После ядерной войны, «Последней», как ее окрестили выжившие, на Земле не осталось победителей. Были лишь побежденные. Миллиарды сгоревших за долю секунды и примерно столько же похороненных заживо в бетонных завалах. Увеличьте все это вдвое, и получите число ушедших в мир иной от лучевой болезни и голода за последующие несколько лет.
Оставшиеся крупицы человечества – люди, которым посчастливилось в роковой час находиться далеко от эпицентров, – скитались в поисках еды, лекарств и укрытий. Они селились в уцелевших зданиях, подвалах, в любых местах, сохранивших крышу и стены. Выжившие объединялись в общины, создавали семьи и пытались возродить из пепла нормальную жизнь. Насколько это было возможно, разумеется.
История, которую я расскажу вам, произошла через двадцать семь лет после той страшной катастрофы в неизвестном вам городе неизвестной страны, название которой к тому моменту почти никто не помнил.
Старая сказка – гарью на стенах
Давно опустевших домов,
Грязные краски, стали прохлада,
Скрип апрельских оков.
Солнце лучами греет пустыню,
Жжет пепелище идей.
Мука и боль в сердца опустились,
Застыли на лицах людей.
Качаются ставни, колышутся ветром
В мертвых глазницах окон;
Стелется дым, раненым зверем
Стонет холодный огонь.
Воспоминания о жизни остались
Навек в придорожной пыли;
От мира укрыты бетонной стеною
Глубокие раны земли.
Рваной раной на холсте природы
Отпечаток страха и презрения
Разольется безграничным морем
Зона отчуждения..
В самом сердце города N зияла огромная воронка, напоминая ныне живущим здесь людям, что детям спички не игрушки. Впрочем, мало кто туда наведывался. И дело тут было не в радиации или еще какой чертовщине. Просто там было нечего делать. Все, что могло бы заинтересовать людей, выгорело за одно мгновение много лет назад. Теперь вся жизнь кипела на окраинах города… Хотя, конечно, кипела – это очень громко сказано. Скорее, она ползла, как самая медлительная улитка в мире. И тем не менее именно там стояли заброшенные супермаркеты, многоквартирные дома и другие места, где можно было поживиться практически всем необходимым для жизни.

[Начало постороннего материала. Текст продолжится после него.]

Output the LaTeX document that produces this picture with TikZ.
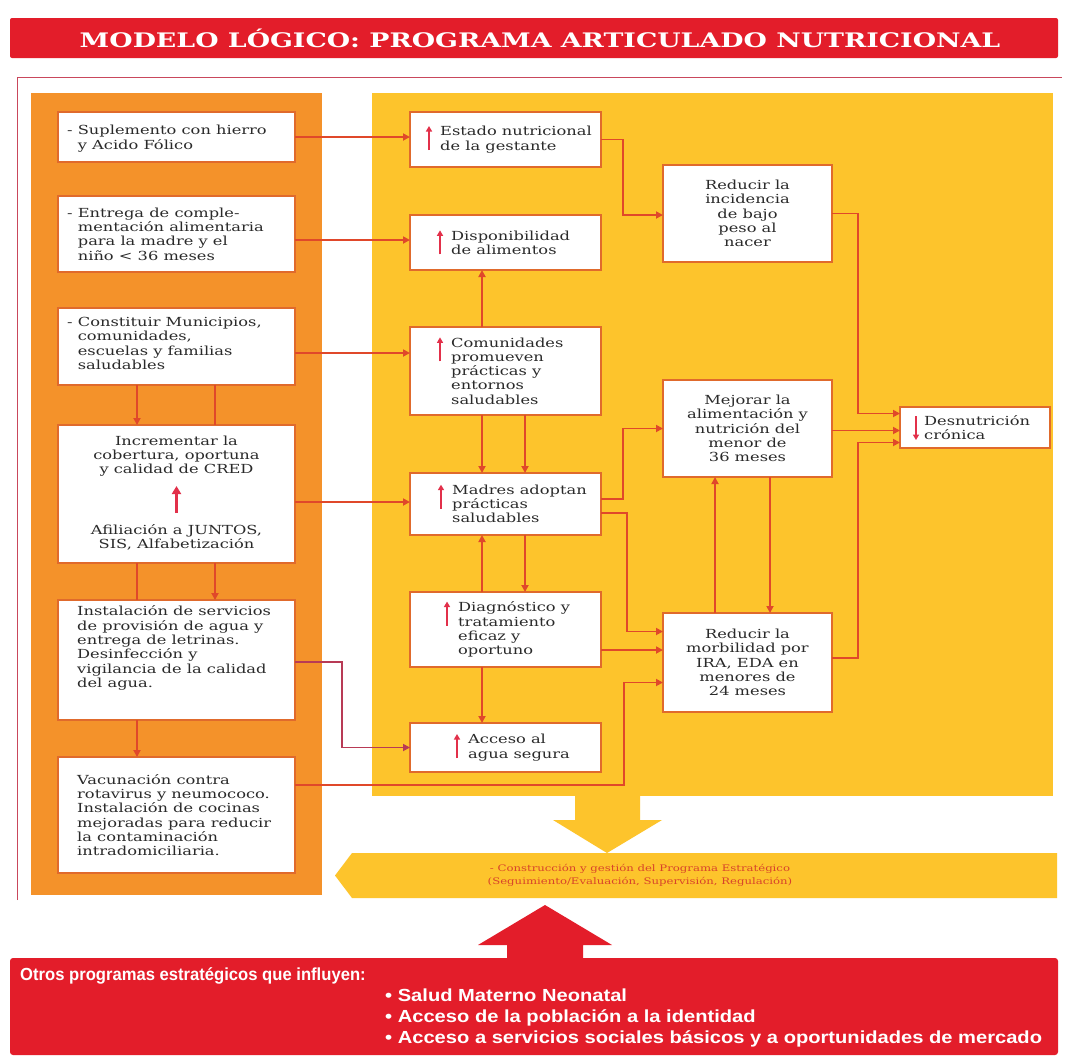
\documentclass[tikz,border=0pt]{standalone}
\usepackage{fontspec}
\setmainfont{DejaVu Serif}[FakeStretch=1.3]
\newfontfamily\titlefont{DejaVu Serif}[FakeStretch=1.34]
\newfontfamily\bottomfont{Liberation Sans}[FakeStretch=0.95]
\newfontfamily\bottomwide{Liberation Sans}[FakeStretch=1.15]
\usetikzlibrary{arrows.meta}
\definecolor{bannerred}{HTML}{E31D2A}
\definecolor{panelorange}{HTML}{F4922A}
\definecolor{panelyellow}{HTML}{FDC42C}
\definecolor{boxedge}{HTML}{E06A2C}
\definecolor{connc}{HTML}{E0482A}
\definecolor{connp}{HTML}{B83A55}
\definecolor{iconred}{HTML}{E2304A}
\definecolor{framec}{HTML}{C9475C}
\definecolor{txt}{HTML}{2A2A2A}
\definecolor{bandtxt}{HTML}{D8432A}
\tikzset{
  wbox/.style={draw=boxedge, line width=1.6pt, fill=white, inner sep=0pt, outer sep=0pt},
  btxt/.style={font=\fontsize{12.5}{14.3}\selectfont, text=txt, inner sep=0pt, align=left, anchor=west},
  ctxt/.style={font=\fontsize{12.5}{14.3}\selectfont, text=txt, inner sep=0pt, align=center},
  conn/.style={draw=connc, line width=1.8pt, -{Triangle[length=7pt,width=7pt]}},
  link/.style={draw=connc, line width=1.8pt},
  upicon/.style={draw=iconred, line width=1.5pt, -{Triangle[length=5.5pt,width=6pt]}},
  lbox/.style={wbox, minimum width=237},
  mbox/.style={wbox, minimum width=191},
  rbox/.style={wbox, minimum width=169},
}
\begin{document}
\begin{tikzpicture}[x=1pt,y=-1pt]
\useasboundingbox[fill=white] (0,0) rectangle (1066,1061);
% title
\fill[bannerred, rounded corners=2pt] (10,18) rectangle (1058,58);
\node[text=white, inner sep=0pt] (title) at (540,38)
  {\titlefont\bfseries\fontsize{20}{24}\selectfont MODELO LÓGICO: PROGRAMA ARTICULADO NUTRICIONAL};
% frame and panels
\draw[framec, line width=0.9pt] (17,900) -- (17,77) -- (1062,77);
\fill[panelorange] (31,93) rectangle (322,895);
\fill[panelyellow] (372,93) rectangle (1053,796);

% left boxes
\node[lbox, minimum height=50] (L1) at (176.5,137) {};
\node[btxt] (L1t) at ([xshift=9pt,yshift=-1.5pt]L1.west) {- Suplemento con hierro\\\phantom{- }y Acido Fólico};
\node[lbox, minimum height=76] (L2) at (176.5,234) {};
\node[btxt] (L2t) at ([xshift=9pt]L2.west) {- Entrega de comple-\\\phantom{- }mentación alimentaria\\\phantom{- }para la madre y el\\\phantom{- }niño < 36 meses};
\node[lbox, minimum height=77] (L3) at (176.5,346.5) {};
\node[btxt] (L3t) at ([xshift=9pt,yshift=3pt]L3.west) {- Constituir Municipios,\\\phantom{- }comunidades,\\\phantom{- }escuelas y familias\\\phantom{- }saludables};
\node[lbox, minimum height=138] (L4) at (176.5,494) {};
\node[ctxt] (L4a) at ([yshift=38pt]L4.center) {Incrementar la\\cobertura, oportuna\\y calidad de CRED};
\node[ctxt] (L4b) at ([yshift=-43pt]L4.center) {Afiliación a JUNTOS,\\SIS, Alfabetización};
\draw[upicon, line width=2.4pt, -{Triangle[length=8pt,width=9pt]}] ([yshift=-19pt]L4.center) -- ([yshift=8pt]L4.center);
\node[lbox, minimum height=120] (L5) at (176.5,660) {};
\node[btxt] (L5t) at ([xshift=19pt,yshift=12pt]L5.west) {Instalación de servicios\\de provisión de agua y\\entrega de letrinas.\\Desinfección y\\vigilancia de la calidad\\del agua.};
\node[lbox, minimum height=116] (L6) at (176.5,815) {};
\node[btxt] (L6t) at ([xshift=19pt]L6.west) {Vacunación contra\\rotavirus y neumococo.\\Instalación de cocinas\\mejoradas para reducir\\la contaminación\\intradomiciliaria.};

% middle boxes
\node[mbox, minimum height=55] (M1) at (505.5,139.5) {};
\node[btxt] (M1t) at ([xshift=30pt]M1.west) {Estado nutricional\\de la gestante};
\node[mbox, minimum height=55] (M2) at (505.5,242.5) {};
\node[btxt] (M2t) at ([xshift=41pt]M2.west) {Disponibilidad\\de alimentos};
\node[mbox, minimum height=88] (M3) at (505.5,371) {};
\node[btxt] (M3t) at ([xshift=41pt]M3.west) {Comunidades\\promueven\\prácticas y\\entornos\\saludables};
\node[mbox, minimum height=62] (M4) at (505.5,504) {};
\node[btxt] (M4t) at ([xshift=42pt]M4.west) {Madres adoptan\\prácticas\\saludables};
\node[mbox, minimum height=75] (M5) at (505.5,629.5) {};
\node[btxt] (M5t) at ([xshift=48pt]M5.west) {Diagnóstico y\\tratamiento\\eficaz y\\oportuno};
\node[mbox, minimum height=49] (M6) at (505.5,747.5) {};
\node[btxt] (M6t) at ([xshift=58pt]M6.west) {Acceso al\\agua segura};
\foreach \m in {M1t,M2t,M3t,M4t,M5t,M6t}{
  \draw[upicon] ([xshift=-11pt,yshift=-24pt]\m.north west) -- ([xshift=-11pt,yshift=0pt]\m.north west);
}

% right boxes
\node[rbox, minimum height=97] (R1) at (747.5,213.5) {};
\node[ctxt] (R1t) at (R1.center) {Reducir la\\incidencia\\de bajo\\peso al\\nacer};
\node[rbox, minimum height=97] (R2) at (747.5,428.5) {};
\node[ctxt] (R2t) at (R2.center) {Mejorar la\\alimentación y\\nutrición del\\menor de\\36 meses};
\node[rbox, minimum height=99] (R3) at (747.5,662.5) {};
\node[ctxt] (R3t) at (R3.center) {Reducir la\\morbilidad por\\IRA, EDA en\\menores de\\24 meses};
\node[wbox, minimum width=150, minimum height=41] (D) at (975,427.5) {};
\node[btxt] (Dt) at ([xshift=24pt]D.west) {Desnutrición\\crónica};
\draw[upicon] ([xshift=-8pt,yshift=-1pt]Dt.north west) -- ([xshift=-8pt,yshift=-25pt]Dt.north west);

% connectors left -> middle
\draw[conn] (L1.east) -- (L1.east -| M1.west);
\draw[conn] ([yshift=-6pt]L2.east) -- ([yshift=-6pt]L2.east -| M2.west);
\draw[conn] ([yshift=-6.5pt]L3.east) -- ([yshift=-6.5pt]L3.east -| M3.west);
\draw[conn] ([yshift=-8pt]L4.east) -- ([yshift=-8pt]L4.east -| M4.west);
\draw[conn, draw=connp] ([yshift=-2pt]L5.east) -- ++(47,0) |- (M6.west);
\draw[conn] ([yshift=30pt]L6.east) -- ++(329,0) |- ([yshift=-20pt]R3.west);

% orange panel links
\draw[conn] ([xshift=-39.5pt]L3.south) -- ([xshift=-39.5pt]L4.north);
\draw[link] ([xshift=38.5pt]L3.south) -- ([xshift=38.5pt]L4.north);
\draw[link] ([xshift=-39.5pt]L4.south) -- ([xshift=-39.5pt]L5.north);
\draw[conn] ([xshift=38.5pt]L4.south) -- ([xshift=38.5pt]L5.north);
\draw[conn] ([xshift=-39.5pt]L5.south) -- ([xshift=-39.5pt]L6.north);

% middle column links
\draw[conn] ([xshift=-23.5pt]M3.north) -- ([xshift=-23.5pt]M2.south);
\draw[conn] ([xshift=-23.5pt]M3.south) -- ([xshift=-23.5pt]M4.north);
\draw[conn] ([xshift=19.5pt]M3.south) -- ([xshift=19.5pt]M4.north);
\draw[conn] ([xshift=-23.5pt]M5.north) -- ([xshift=-23.5pt]M4.south);
\draw[conn] ([xshift=19.5pt]M4.south) -- ([xshift=19.5pt]M5.north);
\draw[conn] ([xshift=-23.5pt]M5.south) -- ([xshift=-23.5pt]M6.north);

% middle -> right
\draw[conn] (M1.east) -- ++(22,0) |- ([yshift=-1.5pt]R1.west);
\draw[conn] ([yshift=5pt]M4.east) -- ++(22,0) |- (R2.west);
\draw[conn] ([yshift=-9pt]M4.east) -- ++(26,0) |- ([yshift=31pt]R3.west);
\draw[conn] ([yshift=-20.5pt]M5.east) -- ([yshift=-20.5pt]M5.east -| R3.west);

% right links
\draw[conn] ([xshift=-32.5pt]R3.north) -- ([xshift=-32.5pt]R2.south);
\draw[conn] ([xshift=22.5pt]R2.south) -- ([xshift=22.5pt]R3.north);
\draw[conn] (R1.east) -- ++(26,0) |- ([yshift=14pt]D.west);
\draw[conn] ([yshift=-2pt]R2.east) -- ([yshift=-2pt]R2.east -| D.west);
\draw[conn] ([yshift=4.5pt]R3.east) -- ++(26,0) |- ([yshift=-15pt]D.west);

% bottom yellow arrow and band
\fill[panelyellow] (575,796) -- (640,796) -- (640,820) -- (662,820) -- (607,853) -- (553,820) -- (575,820) -- cycle;
\fill[panelyellow] (352,853) -- (1057,853) -- (1057,898) -- (352,898) -- (335,875.5) -- cycle;
\node[text=bandtxt, align=center, inner sep=0pt, font=\fontsize{9}{13}\selectfont] (band) at (640,875.5)
  {- Construcción y gestión del Programa Estratégico\\(Seguimiento/Evaluación, Supervisión, Regulación)};

% red arrow and box
\fill[bannerred] (545,905) -- (612,945) -- (583,945) -- (583,962) -- (507,962) -- (507,945) -- (478,945) -- cycle;
\fill[bannerred, rounded corners=3pt] (10,958) rectangle (1058,1055);
\node[text=white, anchor=west, inner sep=0pt, font=\bottomfont\bfseries\fontsize{17.5}{21}\selectfont] (other) at (20,976) {Otros programas estratégicos que influyen:};
\node[text=white, anchor=north west, align=left, inner sep=0pt, font=\bottomwide\bfseries\fontsize{17.5}{21}\selectfont] (otherlist) at (385,989)
  {• Salud Materno Neonatal\\• Acceso de la población a la identidad\\• Acceso a servicios sociales básicos y a oportunidades de mercado};
\end{tikzpicture}
\end{document}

Однажды вечером облезлые купола, торчащие меж старых высоток и торговых центров, окрасил огненный закат. И хотя мы, жители прибрежной зоны, раньше служившей аэродромом, не видели подобной красоты уже очень давно, главным событием вечера стало кое-что другое.
Когда в одном из самолетных ангаров открылись ворота, мы увидели необычный летательный аппарат. Его фюзеляж состоял из носа скоростного катера и кабины спортивного автомобиля. Залатанные парные крылья от кукурузника, покрытые поблекшими граффити, крепились к корпусу при помощи клёпок и тросов. Меж ними висели массивные винтовые двигатели, придававшие чудо-машине ещё более несуразный вид.
Надо сказать, что и сам ангар выглядел совсем не так как те, что стояли по соседству. Из крыши, покрытой тонким слоем талого снега, торчали ветряки, вырабатывающие электричество, а внутри нельзя было шагу ступить от станков, инструментов и каких-то неизвестных агрегатов с трубками и колбами. Там жил и работал местный механик по имени Майк. На вид ему было чуть меньше сорока. Худощавый мужчина был улыбчив и доброжелателен, но не отличался особой общительностью. Многие считали его чудаковатым, так как уже несколько лет по ночам он что-то мастерил втайне от всех. Что-то, что днем было всегда закрыто брезентом от случайных взглядов его клиентов. О чем он никогда и никому не рассказывал, пресекая любые расспросы о неведомой штуковине, занимающей добрую половину его ангара.